Hey guys, thanks for stopping by to check out how to do Belize on a Budget! Today’s guest post comes from Erica. A little bit about her: Erica is a 25 year old Brooklynite, raised in Belize. She is also A data analyst, traveler and part-time yogi. She lives by the motto Try before judging.
Belize is a beautiful Latin-Caribbean country just south of Mexico. Despite its small size and population, with its jewel toned seas, numerous ruins and mountainous regions, it is a go-to destination that’s sure to have something for everyone.
With tourism being its main industry it’s no wonder Belize is listed as one of the top two most expensive countries in the region to visit. Even so it is possible to see Belize on a budget and no one knows this better than locals. So here are some tips from a local on how to get the most out of your vacation dollars.
Buy your ticket early. Belize is a very popular tourist destination and every year, especially during the summer, tickets drop under 400 USD round trip and under 300 USD if you happen to live in a city that’s a port to central and south america. This is particularly the case if you’re planning to travel there during the summer and can also buy at least a month in advance.
Get a package deal. Travel deal sites like Groupon often offer packages including airfare and lodging for a week or two.
Don’t change your money. Belize has long enjoyed a fixed currency of 2:1 to the USD. As a result all businesses accept USD alongside BZD.
Pair up with a local.

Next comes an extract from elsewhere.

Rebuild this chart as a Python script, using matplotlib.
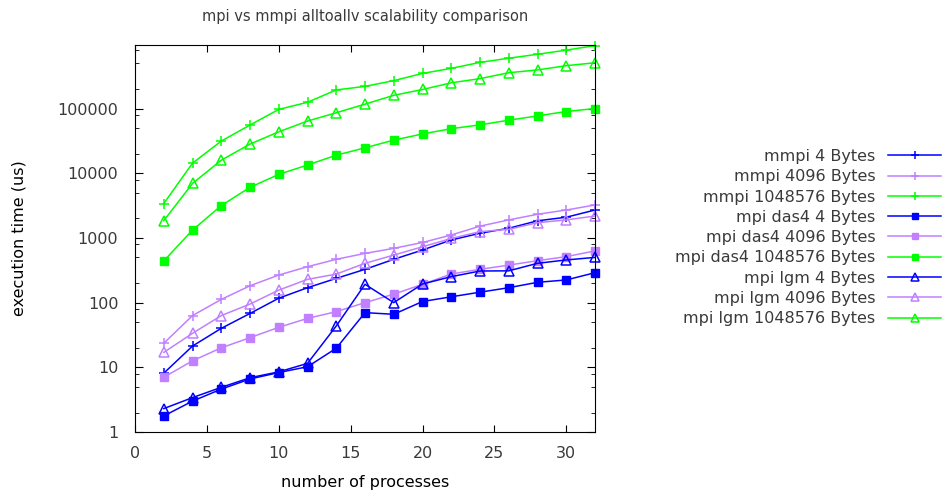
import matplotlib
matplotlib.use("Agg")
import matplotlib.pyplot as plt
from matplotlib.ticker import LogLocator, FixedLocator, NullFormatter

# number of processes
procs = [2, 4, 6, 8, 10, 12, 14, 16, 18, 20, 22, 24, 26, 28, 30, 32]

# execution time (us)
mmpi_4 = [8.1, 21.3, 40, 68, 117, 170, 237, 327, 467, 650, 930, 1180, 1410, 1840, 2090, 2700]
mmpi_4096 = [23.5, 63, 112, 182, 267, 359, 467, 577, 690, 850, 1110, 1520, 1900, 2320, 2700, 3230]
mmpi_1m = [3400, 14300, 31400, 55600, 97000, 125000, 194000, 220000, 270000, 349000,
           418000, 517000, 600000, 690000, 800000, 940000]
das4_4 = [1.77, 3.0, 4.6, 6.6, 8.3, 10.2, 19.7, 70, 66, 104, 123, 145, 170, 206, 224, 290]
das4_4096 = [7.0, 12.6, 20, 28.7, 41.5, 57, 72.5, 100, 135, 192, 277, 327, 380, 445, 514, 630]
das4_1m = [440, 1320, 3160, 6050, 9600, 13400, 19000, 24700, 32500, 40500, 48800,
           56000, 66000, 77000, 90000, 100000]
lgm_4 = [2.3, 3.4, 4.9, 6.9, 8.5, 11.5, 43.5, 192, 100, 194, 252, 308, 310, 405, 457, 500]
lgm_4096 = [17, 33.5, 63, 95, 156, 229, 276, 405, 543, 730, 980, 1250, 1360, 1720, 1900, 2180]
lgm_1m = [1850, 6950, 15900, 28200, 43700, 64000, 86000, 117000, 160000, 197000,
          250000, 290000, 358000, 395000, 460000, 510000]

BLUE = "#0000ff"
PURPLE = "#c080ff"
GREEN = "#00ff00"
TEXT = "#3a3a3a"

series = [
    ("mmpi 4 Bytes", mmpi_4, BLUE, "+"),
    ("mmpi 4096 Bytes", mmpi_4096, PURPLE, "+"),
    ("mmpi 1048576 Bytes", mmpi_1m, GREEN, "+"),
    ("mpi das4 4 Bytes", das4_4, BLUE, "s"),
    ("mpi das4 4096 Bytes", das4_4096, PURPLE, "s"),
    ("mpi das4 1048576 Bytes", das4_1m, GREEN, "s"),
    ("mpi lgm 4 Bytes", lgm_4, BLUE, "^"),
    ("mpi lgm 4096 Bytes", lgm_4096, PURPLE, "^"),
    ("mpi lgm 1048576 Bytes", lgm_1m, GREEN, "^"),
]

plt.rcParams["font.family"] = "DejaVu Sans"
plt.rcParams["text.color"] = TEXT

fig = plt.figure(figsize=(9.42, 4.93), dpi=100)
ax = fig.add_axes([135 / 942, 61 / 493, 460 / 942, 387 / 493])

for label, vals, color, marker in series:
    kw = dict(color=color, lw=1.1, marker=marker, label=label, clip_on=False)
    if marker == "+":
        kw.update(ms=7, mew=1.1)
    elif marker == "s":
        kw.update(ms=5.5, mfc=color, mec=color)
    else:
        kw.update(ms=6.5, mfc="none", mec=color, mew=1.1)
    ax.plot(procs, vals, **kw)

ax.set_yscale("log")
ax.set_xlim(0, 32)
ax.set_ylim(1, 9.6e5)
ax.xaxis.set_major_locator(FixedLocator([0, 5, 10, 15, 20, 25, 30]))
ax.yaxis.set_minor_locator(LogLocator(base=10, subs=(2, 5, 8)))
ax.yaxis.set_minor_formatter(NullFormatter())
ax.set_yticks([1, 10, 100, 1000, 10000, 100000])
ax.set_yticklabels(["1", "10", "100", "1000", "10000", "100000"])

ax.tick_params(which="both", direction="in", top=True, right=True,
               labelsize=11.5, labelcolor=TEXT)
ax.tick_params(axis="x", which="major", length=5, pad=10)
ax.tick_params(axis="y", which="major", length=6, pad=12)
ax.tick_params(which="minor", length=3)

ax.set_title("mpi vs mmpi alltoallv scalability comparison", fontsize=10.5,
             pad=17, color=TEXT)
ax.set_xlabel("number of processes", fontsize=11.5, labelpad=10)
ax.set_ylabel("execution time (us)", fontsize=11.5, labelpad=22)

leg = fig.legend(loc="upper right", bbox_to_anchor=(941 / 942, (493 - 149) / 493),
                 frameon=False, markerfirst=False, fontsize=11.5, numpoints=1,
                 handlelength=3.3, handletextpad=0.8, labelspacing=0.33,
                 borderpad=0, borderaxespad=0)
for h in leg.legend_handles:
    h.set_markersize(h.get_markersize() * 0.8)

fig.savefig("out.png", dpi=100)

If you have a friend from Belize definitely try to coordinate your trips together. Locals benefit from discounts or local prices on guided tours. It tends to be 10 to 25 USD less than what non-locals are charged and the only verification necessary is an accent and/or the ability to pull an old Belizean family name of which more than half the country tends to be related.

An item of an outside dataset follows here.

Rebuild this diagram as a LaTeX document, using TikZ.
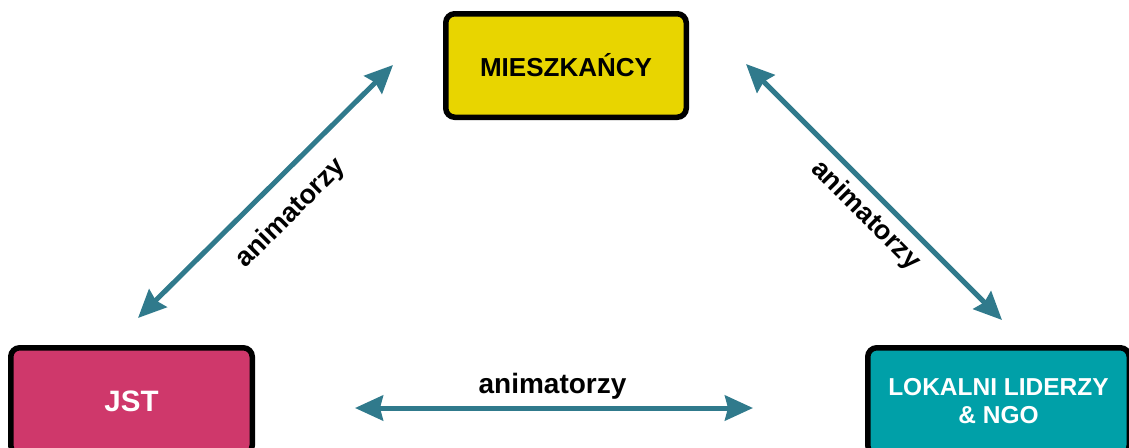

Ask a local or find a guide book. There are quite a few accessible sites tourist can visit on their own. Cahal Pech and Xunnantunich ruins and Guanacaste national park are just a few. All are either a short bus ride or walk away from their neighboring towns and any local can tell you how to get to them.
Where to Stay:
Hostel. I can’t stress this enough. Stay in a Hostel! This isn’t unique to Belize either. Most travelers know hostels tend to be a better deal and if you book in person you might hear of deals not listed online. For instance Bella’s Backpacker hostel in San Ignacio charges 12 USD for a bed, a night but they also rent the hammocks upstairs for 6 USD.
How to Get Around:
Just bus it. There’s no bus going from the airport and the taxis charge out the roof thanks to this. However Belize does have a great public transportation system that spans the entire country and considering how small the entire country is, it never takes too long to get from town to town. To minimize travel time, try to get express buses and travel outside the 3pm to 7pm rush hour. Also there is no ticket system just tell the bus driver or conductor where you need to go and hop on the bus he says is going your direction.
Air or Sea. The islands or cayes. (FYI this is pronounced ‘Keys’. Don’t embarrass yourself. No one will know what the ‘Kays’ are.) There are two main ways to travel to the Cayes of Belize. The most convenient and hence more expensive is to fly direct from the airport via Maya Island Air. One way to Ambergris Caye tends to run 75USD or 150 round trip. The most economical way and the way most locals tend to use is to travel into Belize city to San Pedro Water Taxi and take a boat out to the islands. The boat trip tends to be 35 USD round trip but a taxi to the water taxi runs about 25 to 35 USD one way. If you have exact change and bit of balls you can probably get the driver to just charge you 25 flat.
Where to Eat:
Skip the restaurant. One thing I hear often in Belize is how expensive it is to eat. Newsflash, there is food being sold everywhere in Belize. And 9 times out of 10 the old lady in the tiny house or with the cart at the street corner has some of the best food in town and locals know this, so again always ask.
Stick with local foods. Most foods common to Belize will be unlike anything you’ve had before. Belize is mix of Caribbean and Hispanic. It also has the added benefit of being mainland which makes available some ingredients which are inaccessible on the islands. Some local foods you can’t find elsewhere include Tacos, burritos, meatpies, fryjacks, boil-up and johnny cakes. Keep your palette local and you will ALWAYS get the best bang for your buck.
Lastly, let loose and enjoy. Belize is a super chill country with very nice people. You will definitely have a great time regardless of how you go about your travels.